DPP IMM periode Zulkabir yang harusnya berakhir pada tahun 1978 atau 1979 paling lambat. Namun pimpinan mereka merasa belum maksimal dalam menjalankan amanah dari Mukatamar ke III dan IV. Tahun 1979 diadakanlah Tanwir V di Jakarta atas desakan dari DPD IMM DKI Jakarta yang saat itu di ketuai oleh Drs. M. Yunan Yusuf. Dengan keputusan bahwa DPP IMM akan melaksanakan Muktamar ke-V pada oktober 1979. Disnilah awal terjadinya kevakuman pada DPP IMM, karena hingga beberapa tahun kemudian DPP IMM periode 1975-1978 tidak mampu mangadakan Muktamar yang ke-V, personalia DPP IMM periode 1975-1978 telah berpencar-pencar di berbagai daerah hingga komunikasi antar anggota DPP pun menjadi renggang bahkan putus. menyebabkan kekosongan pada tingkat DPP IMM di tingkat nasional. DPD IMM DKI Jakarta pada tanggal 14-15 Maret 1981 mengadakan Musyda V dan menyuarakkan akan mendesak supaya DPP IMM periode 1975-1978 segera melaksanakan muktamar. (tkd)
Namun DPP IMM tidak menanggapi suara dari Musyda IMM DKI Jaya tersebut. Maka pada tanggal 3 juni 1982 para alumni IMM DKI Jaya menandatangani surat himbauan kepada PP Muhammadiyah supaya turun tangan dan segera melaksanakan Muktamar IMM ke-V dan surat ini ditembuskan kepada PWM seluruh Indonesia. Tetapi Muktamar tetap belum dilaksanakan. Walapun DPP IMM mengalami kevakuman tidak mempengaruhi aktivitas IMM di setiap daerah dan cabang. Identitas IMM ternyata begitu melekat pada IMM, di daerah-daerah dan cabang-cabang, IMM masih tetap tumbuh bahkan semakin subur.

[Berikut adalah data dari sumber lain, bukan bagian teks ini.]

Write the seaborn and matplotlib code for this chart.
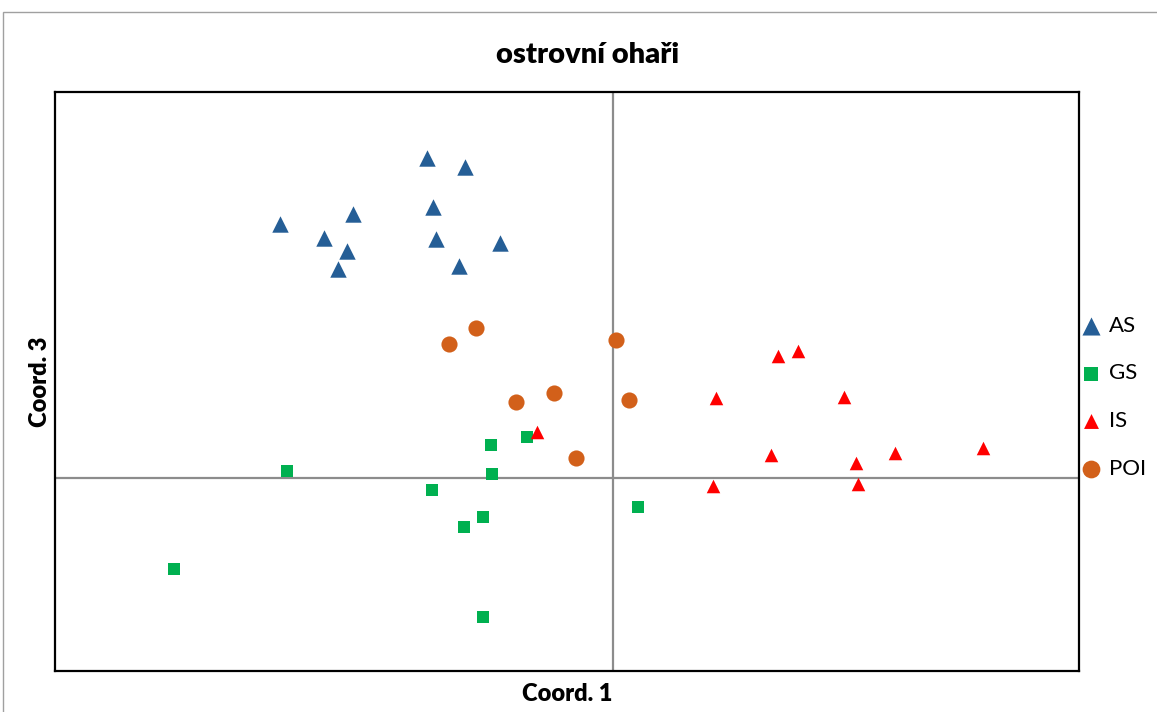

Kondisi DPP IMM akhirnya terdengar oleh PP Muhammadiyah, dimana Pimpinan Pusat Muhammadiyah saat itu banyak alumni dari DPP IMM sebelumnya, seperti Djazman Al-kindi, Sutrisno Mhudam, Rosyad Saleh dll. Akhirnya PP Muhammadiyah yang telah mengesahkan IMM segera turun tangan kedalam pembenahan DPP IMM.
Setelah mengalami kevakuman dan kemandegan selama satu dasawarsa, maka pada tahun 1985 IMM mulai memasuki periode kebangkitan dengan adanya SK PP Muhammadiyah No. 10/PP/1985 tanggal 31 Agustus tentang pembentukan DPP (sementara IMM. Setelah dilantik pada tanggal 1 September 1985 dengan Immawan Wahyudi sebagai ketua umum. DPP(S) IMM mulai menata kembali dan menjalankan aktivitas organisasinya. Pada tanggal 7-10 Desember 1985 DPP(S) mengadakan Tanwir IMM ke-7 di Surakarta, bertemakan “Bangkit dan Tegaskan Identitas Ikatan”. Akhirnya pada tanggal 14-18 april 1986, DPP(S) berhasil menyelenggarakan Muktamar IMM ke-V di Padang. Dalam Mukatamar IMM yang ke-V tersebut menyusun kepengurusan DPP IMM yang baru, periode 1986-1989 dengan Nizam Burhanuddin sebagai Ketua Umum.
Muktamar ke-V tersebut juga merumuskan kembali maksud dan tujuan IMM dengan menambahkan kalimat “yang berakhlak mulia” di tengah kalimat yang sudah dirumuskan pada Muktamar yang ketiga. Dalam Muktamar ini juga menghasilkan Deklarasi Padang, yang mengartikulasikan visi dan keberpihakan IMM terhadap masalah-masalah dunia internasional, umat islam Indonesia, Muhammadiyah, IMM, serta pembinaan generasi muda dan mahasiswa. (mki) Setelah melewati tidur panjang, Ikatan Mahasiswa Muhammadiyah khususnya Dewan Pimpinan Pusat memulai masa kebangkitannya. Dengan aktif dalam segala aktivitas dan pelaksanaan program kerjanya, juga aktif dalam menyikapi dan merespons persoalan sosial politik. IMM juga turut andil dalam aksi-aksi gerakan reformasi bersama kalangan mahasiswa dan kaum intelektual tahun 1997, yang berhasil melengserkan presiden Soeharto. Hingga setelahnya IMM hampir selalu aktif dalam aksi dan gerakan-gerakan terkait masalah nasional maupun internasional.